Use batch to sample from the policy, sampling actions from the model and optionally sampling additional values often used for training and analysis.

Parameters:

batch – Batch to feed into the policy’s underlying model. Expected to be of size [B, T, ...] where B is the batch dimension, and T is the time or sequence dimension. B is typically the number of parallel environments being sampled for during massively parallel training, and T is typically the number of time steps or observations sampled from the environments. The B and T dimensions are typically combined into one dimension during batch preprocessing according to the model’s view requirements.
kind –
String indicating the type of sample to perform. The model’s view requirements handles preprocessing slightly differently depending on the value. Options include:
- ”last”: Sample from batch using only the samples
  necessary to sample for the most recent observations within the batch’s T dimension.
- ”all”: Sample from batch using all observations within
  the batch’s T dimension.
deterministic – Whether to sample from the policy deterministically (the actions are always the same for the same inputs) or stochastically (there is a randomness to the policy’s actions).
inplace – Whether to store policy outputs in the given batch tensordict. Otherwise, create a separate tensordict that will only contain policy outputs.
requires_grad – Whether to enable gradients for the underlying model during forward passes. This should only be enabled during a training loop or when requiring gradients for explainability or other analysis reasons.
return_actions – Whether to sample the policy’s action distribution and return the sampled actions.
return_logp – Whether to return the log probability of taking the sampled actions. Often enabled during a training loop for aggregating training data a bit more efficiently.
return_values – Whether to return the value function approximation in the given observations. Often enabled during a training loop for aggregating training data a bit more efficiently.
return_views – Whether to return the observation view requirements in the output batch. Even if this flag is enabled, new views are only returned if the views are not already present in the output batch (i.e., if inplace is True and the views are already in the batch, then the returned batch will just contain the original views).

Returns:

A tensordict containing AT LEAST actions sampled from the policy of batch size [B * T, ...] where B is the input’s batch dimension, and T is the time or sequence dimension.

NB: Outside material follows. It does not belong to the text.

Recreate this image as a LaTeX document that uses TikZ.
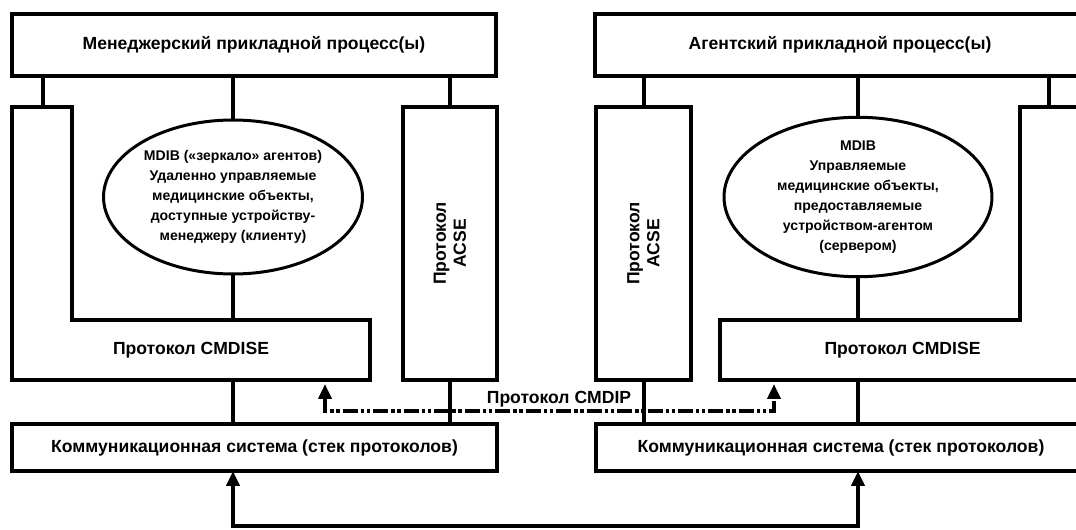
\documentclass[tikz,border=0pt]{standalone}
\usepackage{fontspec}
\setmainfont{Liberation Sans}
\usetikzlibrary{shapes.geometric,arrows.meta}

\tikzset{
  box/.style={draw, line width=0.08cm, inner sep=0pt, outer sep=0pt},
  txt/.style={inner sep=0pt, outer sep=0pt, font=\bfseries\fontsize{10}{11.4}\selectfont},
  mdib/.style={draw, ellipse, line width=0.06cm, inner sep=0pt, outer sep=0pt, align=center,
    font=\bfseries\fontsize{8}{11.4}\selectfont},
  wire/.style={line width=0.08cm},
  cmdip/.style={line width=0.08cm, dash pattern=on 0.3cm off 0.06cm on 0.07cm off 0.05cm on 0.07cm off 0.06cm},
  >={Triangle[length=0.3cm,width=0.26cm]}
}

\begin{document}
\begin{tikzpicture}[x=0.02cm, y=-0.02cm]
    \useasboundingbox (0,0) rectangle (1076,530);
    \clip (0,0) rectangle (1076,530);
    \coordinate (stripL) at (43,107);
    \coordinate (stripR) at (1049,107);
    \coordinate (ipL) at (325,384);
    \coordinate (ipR) at (774,384);
    \coordinate (ipY) at (0,411);
    \coordinate (bot) at (0,526);

    % manager side
    \node[box, txt, minimum width=9.68cm, minimum height=1.24cm] (mgr) at (254,45) {Менеджерский прикладной процесс(ы)};
    \draw[wire] (12,107) -| (72,320) -| (370,380) -- (12,380) -- cycle;
    \node[txt, minimum width=7.16cm, minimum height=1.2cm] (cmdiseL) at (191,350) {Протокол CMDISE};
    \node[mdib, minimum width=5.18cm, minimum height=3.08cm] (mdibL) at (233,197)
      {MDIB («зеркало» агентов)\\Удаленно управляемые\\медицинские объекты,\\доступные устройству-\\менеджеру (клиенту)};
    \node[box, minimum width=1.88cm, minimum height=5.46cm] (acseL) at (450,243.5) {};
    \node[txt, rotate=90, align=center] (acseLtxt) at (acseL) {Протокол\\ACSE};
    \node[box, txt, minimum width=9.7cm, minimum height=0.94cm] (commL) at (254.5,447.5) {Коммуникационная система (стек протоколов)};

    % agent side
    \node[box, txt, minimum width=9.8cm, minimum height=1.24cm] (agt) at (840,45) {Агентский прикладной процесс(ы)};
    \draw[wire] (1090,107) -| (1020,320) -| (720,380) -- (1090,380) -- cycle;
    \node[txt, minimum width=7.3cm, minimum height=1.2cm] (cmdiseR) at (902.5,350) {Протокол CMDISE};
    \node[mdib, minimum width=5.36cm, minimum height=3.08cm] (mdibR) at (858,197)
      {MDIB\\Управляемые\\медицинские объекты,\\предоставляемые\\устройством-агентом\\(сервером)};
    \node[box, minimum width=1.9cm, minimum height=5.46cm] (acseR) at (643.5,243.5) {};
    \node[txt, rotate=90, align=center] (acseRtxt) at (acseR) {Протокол\\ACSE};
    \node[box, txt, minimum width=9.8cm, minimum height=0.94cm] (commR) at (841,447.5) {Коммуникационная система (стек протоколов)};

    % links
    \draw[wire] (mgr.south -| stripL) -- (stripL);
    \draw[wire] (mgr.south -| mdibL) -- (mdibL);
    \draw[wire] (mdibL) -- (mdibL |- cmdiseL.north);
    \draw[wire] (mdibL |- cmdiseL.south) -- (mdibL |- commL.north);
    \draw[wire] (mgr.south -| acseL) -- (acseL);
    \draw[wire] (acseL) -- (acseL |- commL.north);
    \draw[wire] (agt.south -| stripR) -- (stripR);
    \draw[wire] (agt.south -| mdibR) -- (mdibR);
    \draw[wire] (mdibR) -- (mdibR |- cmdiseR.north);
    \draw[wire] (mdibR |- cmdiseR.south) -- (mdibR |- commR.north);
    \draw[wire] (agt.south -| acseR) -- (acseR);
    \draw[wire] (acseR) -- (acseR |- commR.north);
    \draw[<->, cmdip] (ipL) -- (ipL |- ipY) -- (ipR |- ipY) -- (ipR);
    \node[txt] (ipText) at (559,399) {Протокол CMDIP};
    \draw[<->, wire] (commL.south -| mdibL) -- (bot -| mdibL) -- (bot -| mdibR) -- (commR.south -| mdibR);
\end{tikzpicture}
\end{document}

save(path: str | PathLike[str], /) → MLflowPolicyModel[source]

Save the policy by cloud pickling it to path and returning the interface used for deploying it with MLflow.

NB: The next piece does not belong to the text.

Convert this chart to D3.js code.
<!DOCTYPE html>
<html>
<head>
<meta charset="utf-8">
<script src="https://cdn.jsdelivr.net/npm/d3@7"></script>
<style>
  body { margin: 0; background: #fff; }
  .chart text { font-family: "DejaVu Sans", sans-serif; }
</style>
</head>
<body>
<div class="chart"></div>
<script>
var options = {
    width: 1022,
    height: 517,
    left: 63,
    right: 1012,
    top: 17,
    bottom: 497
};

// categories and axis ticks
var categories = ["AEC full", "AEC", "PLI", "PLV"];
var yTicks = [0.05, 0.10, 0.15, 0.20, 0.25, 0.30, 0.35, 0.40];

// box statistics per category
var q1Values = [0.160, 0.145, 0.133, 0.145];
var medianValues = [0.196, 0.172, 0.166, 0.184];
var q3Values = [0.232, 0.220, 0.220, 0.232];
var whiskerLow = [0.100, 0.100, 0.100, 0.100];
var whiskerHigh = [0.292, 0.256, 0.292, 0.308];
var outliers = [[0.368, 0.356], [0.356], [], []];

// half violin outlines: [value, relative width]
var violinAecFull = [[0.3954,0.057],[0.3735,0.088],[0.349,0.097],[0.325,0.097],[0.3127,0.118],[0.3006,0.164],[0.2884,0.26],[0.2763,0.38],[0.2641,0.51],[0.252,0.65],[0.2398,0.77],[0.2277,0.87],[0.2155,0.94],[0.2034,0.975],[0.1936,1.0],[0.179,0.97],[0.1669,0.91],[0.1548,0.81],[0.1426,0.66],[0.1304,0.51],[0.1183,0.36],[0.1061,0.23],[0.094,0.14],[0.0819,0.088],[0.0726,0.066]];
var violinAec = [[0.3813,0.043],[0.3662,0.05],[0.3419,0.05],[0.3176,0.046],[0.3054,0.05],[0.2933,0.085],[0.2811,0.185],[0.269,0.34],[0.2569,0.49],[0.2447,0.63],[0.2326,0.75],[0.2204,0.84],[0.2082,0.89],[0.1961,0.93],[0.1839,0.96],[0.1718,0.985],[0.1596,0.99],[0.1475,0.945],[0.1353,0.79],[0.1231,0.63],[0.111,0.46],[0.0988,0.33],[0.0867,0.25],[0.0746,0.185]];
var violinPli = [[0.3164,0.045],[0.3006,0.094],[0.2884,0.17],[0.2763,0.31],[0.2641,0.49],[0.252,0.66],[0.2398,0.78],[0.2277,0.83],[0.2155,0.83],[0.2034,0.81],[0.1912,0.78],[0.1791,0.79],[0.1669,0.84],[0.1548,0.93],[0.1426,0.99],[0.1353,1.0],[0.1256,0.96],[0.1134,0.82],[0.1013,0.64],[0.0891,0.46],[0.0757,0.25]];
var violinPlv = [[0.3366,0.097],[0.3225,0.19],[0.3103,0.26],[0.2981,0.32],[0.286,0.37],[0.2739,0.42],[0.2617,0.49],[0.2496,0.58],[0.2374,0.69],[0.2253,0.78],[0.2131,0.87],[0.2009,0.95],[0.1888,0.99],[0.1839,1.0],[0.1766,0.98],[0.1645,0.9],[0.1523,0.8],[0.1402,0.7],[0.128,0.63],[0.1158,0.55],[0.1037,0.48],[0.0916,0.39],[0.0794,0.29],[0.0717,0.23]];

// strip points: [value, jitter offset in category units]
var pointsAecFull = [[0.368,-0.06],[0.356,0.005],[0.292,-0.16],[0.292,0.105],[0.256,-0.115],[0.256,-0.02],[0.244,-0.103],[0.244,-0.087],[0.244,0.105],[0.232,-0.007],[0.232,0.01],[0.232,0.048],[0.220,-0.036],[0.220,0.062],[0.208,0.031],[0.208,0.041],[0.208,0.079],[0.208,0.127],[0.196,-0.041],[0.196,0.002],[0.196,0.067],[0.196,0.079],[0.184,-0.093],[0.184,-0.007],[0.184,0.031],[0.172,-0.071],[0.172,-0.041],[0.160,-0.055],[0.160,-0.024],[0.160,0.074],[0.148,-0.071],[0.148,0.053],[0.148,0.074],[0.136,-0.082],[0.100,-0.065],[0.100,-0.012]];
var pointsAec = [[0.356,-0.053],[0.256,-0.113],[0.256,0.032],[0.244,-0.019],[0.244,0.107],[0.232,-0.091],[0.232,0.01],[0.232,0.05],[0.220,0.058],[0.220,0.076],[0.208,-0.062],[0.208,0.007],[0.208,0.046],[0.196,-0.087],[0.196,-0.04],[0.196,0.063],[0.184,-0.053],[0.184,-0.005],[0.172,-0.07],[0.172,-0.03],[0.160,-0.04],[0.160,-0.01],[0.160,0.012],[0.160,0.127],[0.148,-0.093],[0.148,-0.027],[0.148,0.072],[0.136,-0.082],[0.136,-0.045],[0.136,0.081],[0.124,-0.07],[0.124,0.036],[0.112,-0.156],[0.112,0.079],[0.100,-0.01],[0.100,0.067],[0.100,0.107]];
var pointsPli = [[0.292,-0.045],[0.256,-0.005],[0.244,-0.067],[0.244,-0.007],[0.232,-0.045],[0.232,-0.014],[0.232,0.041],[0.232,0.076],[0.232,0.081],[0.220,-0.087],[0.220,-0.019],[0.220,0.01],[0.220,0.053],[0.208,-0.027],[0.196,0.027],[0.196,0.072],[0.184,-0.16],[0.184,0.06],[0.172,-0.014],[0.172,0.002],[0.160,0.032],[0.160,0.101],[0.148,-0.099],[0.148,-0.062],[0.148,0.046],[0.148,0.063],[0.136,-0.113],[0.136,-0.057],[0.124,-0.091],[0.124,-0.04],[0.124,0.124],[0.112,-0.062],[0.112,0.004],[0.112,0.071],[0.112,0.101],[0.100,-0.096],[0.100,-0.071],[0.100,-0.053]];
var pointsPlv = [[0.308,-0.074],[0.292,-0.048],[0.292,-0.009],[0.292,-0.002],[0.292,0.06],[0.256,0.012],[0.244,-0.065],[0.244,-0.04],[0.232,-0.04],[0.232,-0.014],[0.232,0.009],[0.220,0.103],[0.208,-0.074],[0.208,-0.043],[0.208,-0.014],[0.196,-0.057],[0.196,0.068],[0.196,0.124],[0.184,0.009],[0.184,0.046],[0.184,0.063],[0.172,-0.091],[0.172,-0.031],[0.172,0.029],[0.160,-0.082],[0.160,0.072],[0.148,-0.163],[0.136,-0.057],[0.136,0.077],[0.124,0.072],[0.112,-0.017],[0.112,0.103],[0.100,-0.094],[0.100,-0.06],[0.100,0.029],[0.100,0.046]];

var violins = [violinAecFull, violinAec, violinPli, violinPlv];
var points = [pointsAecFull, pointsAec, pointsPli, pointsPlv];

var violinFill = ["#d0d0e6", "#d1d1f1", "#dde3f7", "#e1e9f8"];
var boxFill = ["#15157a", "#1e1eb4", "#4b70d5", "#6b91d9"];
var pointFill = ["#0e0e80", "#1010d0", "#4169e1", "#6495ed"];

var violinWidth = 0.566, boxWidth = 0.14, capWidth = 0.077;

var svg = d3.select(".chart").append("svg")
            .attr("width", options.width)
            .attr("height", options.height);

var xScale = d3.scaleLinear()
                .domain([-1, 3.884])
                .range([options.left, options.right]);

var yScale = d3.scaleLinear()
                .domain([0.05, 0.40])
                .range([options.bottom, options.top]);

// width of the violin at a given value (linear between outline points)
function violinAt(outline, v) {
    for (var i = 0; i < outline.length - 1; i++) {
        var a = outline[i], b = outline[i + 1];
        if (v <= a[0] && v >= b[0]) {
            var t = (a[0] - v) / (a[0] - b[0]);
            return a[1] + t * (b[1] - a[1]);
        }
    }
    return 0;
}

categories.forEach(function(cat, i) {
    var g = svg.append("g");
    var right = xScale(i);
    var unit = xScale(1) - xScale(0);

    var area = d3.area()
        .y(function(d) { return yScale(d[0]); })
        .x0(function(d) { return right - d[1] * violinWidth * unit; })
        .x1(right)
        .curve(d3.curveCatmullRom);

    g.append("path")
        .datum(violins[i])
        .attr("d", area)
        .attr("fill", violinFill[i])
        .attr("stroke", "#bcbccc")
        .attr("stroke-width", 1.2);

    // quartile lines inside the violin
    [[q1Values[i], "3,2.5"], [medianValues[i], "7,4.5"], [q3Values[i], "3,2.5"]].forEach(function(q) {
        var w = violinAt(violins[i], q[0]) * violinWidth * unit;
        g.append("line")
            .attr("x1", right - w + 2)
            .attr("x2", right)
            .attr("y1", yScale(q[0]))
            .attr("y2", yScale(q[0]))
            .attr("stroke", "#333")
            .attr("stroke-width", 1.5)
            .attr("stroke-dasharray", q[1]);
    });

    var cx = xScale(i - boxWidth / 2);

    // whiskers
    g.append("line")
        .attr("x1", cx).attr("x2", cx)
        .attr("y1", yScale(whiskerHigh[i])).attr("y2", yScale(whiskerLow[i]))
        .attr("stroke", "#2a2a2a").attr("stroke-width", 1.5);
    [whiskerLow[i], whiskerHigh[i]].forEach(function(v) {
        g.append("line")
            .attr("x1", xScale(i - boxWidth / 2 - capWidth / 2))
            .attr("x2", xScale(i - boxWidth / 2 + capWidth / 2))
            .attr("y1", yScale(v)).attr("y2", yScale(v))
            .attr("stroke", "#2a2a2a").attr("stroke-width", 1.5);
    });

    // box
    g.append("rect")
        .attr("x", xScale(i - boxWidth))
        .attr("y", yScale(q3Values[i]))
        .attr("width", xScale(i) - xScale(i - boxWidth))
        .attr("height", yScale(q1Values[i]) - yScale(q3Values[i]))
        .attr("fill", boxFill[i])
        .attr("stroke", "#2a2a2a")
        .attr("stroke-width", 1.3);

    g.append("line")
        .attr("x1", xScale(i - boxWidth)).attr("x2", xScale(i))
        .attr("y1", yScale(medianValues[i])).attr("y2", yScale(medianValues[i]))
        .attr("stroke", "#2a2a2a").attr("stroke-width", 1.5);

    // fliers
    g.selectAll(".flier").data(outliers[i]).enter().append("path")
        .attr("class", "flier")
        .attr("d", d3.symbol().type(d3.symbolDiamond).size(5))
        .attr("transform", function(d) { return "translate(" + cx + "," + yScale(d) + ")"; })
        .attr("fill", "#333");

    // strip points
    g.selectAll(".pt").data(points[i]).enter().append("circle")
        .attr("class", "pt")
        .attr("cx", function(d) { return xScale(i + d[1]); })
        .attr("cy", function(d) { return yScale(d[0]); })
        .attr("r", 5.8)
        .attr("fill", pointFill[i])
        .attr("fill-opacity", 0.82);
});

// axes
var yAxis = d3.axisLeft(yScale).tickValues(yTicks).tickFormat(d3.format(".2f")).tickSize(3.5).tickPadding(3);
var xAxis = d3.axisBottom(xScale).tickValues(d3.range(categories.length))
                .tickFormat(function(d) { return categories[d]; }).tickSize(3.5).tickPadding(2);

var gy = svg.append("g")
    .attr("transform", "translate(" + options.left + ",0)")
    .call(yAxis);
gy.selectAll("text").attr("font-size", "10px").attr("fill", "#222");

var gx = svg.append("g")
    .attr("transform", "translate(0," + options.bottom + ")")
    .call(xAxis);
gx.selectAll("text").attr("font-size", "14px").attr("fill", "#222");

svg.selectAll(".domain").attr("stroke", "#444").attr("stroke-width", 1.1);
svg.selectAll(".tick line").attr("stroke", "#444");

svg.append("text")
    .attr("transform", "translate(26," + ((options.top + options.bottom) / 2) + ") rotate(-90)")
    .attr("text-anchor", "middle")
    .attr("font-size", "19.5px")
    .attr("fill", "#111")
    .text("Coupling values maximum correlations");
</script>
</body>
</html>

This method is only defined to expose a common interface between different algorithms. This is by no means the only way to save a policy and isn’t even the recommended way to save a policy.

class rl8.policies.RecurrentPolicy(observation_spec: TensorSpec, action_spec: TensorSpec, /, *, model: None | RecurrentModel = None, model_cls: None | RecurrentModelFactory = None, model_config: None | dict[str, Any] = None, distribution_cls: None | type[rl8.distributions.Distribution] = None, device: str | device = 'cpu')[source]

Bases: GenericPolicyBase[RecurrentModel]

The union of a recurrent model and an action distribution.

Parameters:

observation_spec – Spec defining observations from the environment and inputs to the model’s forward pass.
action_spec – Spec defining the action distribution’s outputs and the inputs to the environment.
model – Model instance to use. Mutually exclusive with model_cls.
model_cls – Model class or class factory to use.
model_config – Model class args.
distribution_cls – Action distribution class.
device – Device the policy resides on.

init_states(n: int, /) → TensorDict[source]: Return new recurrent states for the policy’s model.

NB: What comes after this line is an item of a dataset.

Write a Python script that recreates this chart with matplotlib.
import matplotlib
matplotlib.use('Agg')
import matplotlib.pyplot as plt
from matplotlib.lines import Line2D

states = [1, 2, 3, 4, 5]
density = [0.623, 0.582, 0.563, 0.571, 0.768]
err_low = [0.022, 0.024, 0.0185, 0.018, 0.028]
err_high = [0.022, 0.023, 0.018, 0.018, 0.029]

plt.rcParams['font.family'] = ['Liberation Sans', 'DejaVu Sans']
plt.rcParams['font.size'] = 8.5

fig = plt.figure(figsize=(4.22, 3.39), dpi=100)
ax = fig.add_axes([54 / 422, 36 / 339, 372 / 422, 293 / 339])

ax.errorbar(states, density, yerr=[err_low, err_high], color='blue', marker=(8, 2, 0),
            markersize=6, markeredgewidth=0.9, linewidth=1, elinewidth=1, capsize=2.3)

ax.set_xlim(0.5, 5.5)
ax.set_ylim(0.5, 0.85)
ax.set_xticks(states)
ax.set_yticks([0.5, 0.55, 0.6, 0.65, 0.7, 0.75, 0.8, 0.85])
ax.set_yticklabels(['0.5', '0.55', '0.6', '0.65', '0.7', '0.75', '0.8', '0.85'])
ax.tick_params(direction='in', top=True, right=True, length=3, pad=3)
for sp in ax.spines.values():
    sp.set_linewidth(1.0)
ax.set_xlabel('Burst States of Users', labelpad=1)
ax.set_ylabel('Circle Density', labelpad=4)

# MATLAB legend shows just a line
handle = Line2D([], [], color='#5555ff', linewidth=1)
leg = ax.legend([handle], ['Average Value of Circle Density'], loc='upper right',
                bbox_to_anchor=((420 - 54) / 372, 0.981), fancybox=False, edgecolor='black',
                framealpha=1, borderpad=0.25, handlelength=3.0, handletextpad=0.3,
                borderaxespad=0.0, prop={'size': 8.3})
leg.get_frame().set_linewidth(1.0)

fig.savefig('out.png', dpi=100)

sample(batch: TensorDict, /, states: None | TensorDict = None, *, deterministic: bool = False, inplace: bool = False, requires_grad: bool = False, return_actions: bool = True, return_logp: bool = False, return_values: bool = False) → tuple[tensordict._td.TensorDict, tensordict._td.TensorDict][source]

Use batch and states to sample from the policy, sampling actions from the model and optionally sampling additional values often used for training and analysis.

Parameters:

batch – Batch to feed into the policy’s underlying model. Expected to be of size [B, T, ...] where B is the batch dimension, and T is the time or sequence dimension. B is typically the number of parallel environments being sampled for during massively parallel training, and T is typically the number of time steps or observations sampled from the environments.
states – States to feed into the policy’s underlying model. Expected to be of size [B, T, ...] where B is the batch dimension, and T is the time or sequence dimension. B is typically the number of parallel environments being sampled for during massively parallel training, and T is typically the number of time steps or observations sampled from the environments.
deterministic – Whether to sample from the policy deterministically (the actions are always the same for the same inputs) or stochastically (there is a randomness to the policy’s actions).
inplace – Whether to store policy outputs in the given batch tensordict. Otherwise, create a separate tensordict that will only contain policy outputs.
requires_grad – Whether to enable gradients for the underlying model during forward passes. This should only be enabled during a training loop or when requiring gradients for explainability or other analysis reasons.
return_actions – Whether to sample the policy’s action distribution and return the sampled actions.
return_logp – Whether to return the log probability of taking the sampled actions. Often enabled during a training loop for aggregating training data a bit more efficiently.
return_values – Whether to return the value function approximation in the given observations. Often enabled during a training loop for aggregating training data a bit more efficiently.

Returns:

A tensordict containing AT LEAST actions sampled from the policy and a tensordict containing updated recurrent states. The returned recurrent states will only have shape [B, ...] WITHOUT a time dimension T since only the last recurrent state of the series should be returned. Other returned values will have batch size [B * T, ...] where B is the input’s batch dimension, and T is the time or sequence dimension.

save(path: str | PathLike[str], /) → MLflowRecurrentPolicyModel[source]

Save the policy by cloud pickling it to path and returning the interface used for deploying it with MLflow.

This method is only defined to expose a common interface between different algorithms. This is by no means the only way to save a policy and isn’t even the recommended way to save a policy.

property state_spec: CompositeSpec: Return the policy’s model’s state spec for defining recurrent state dimensions.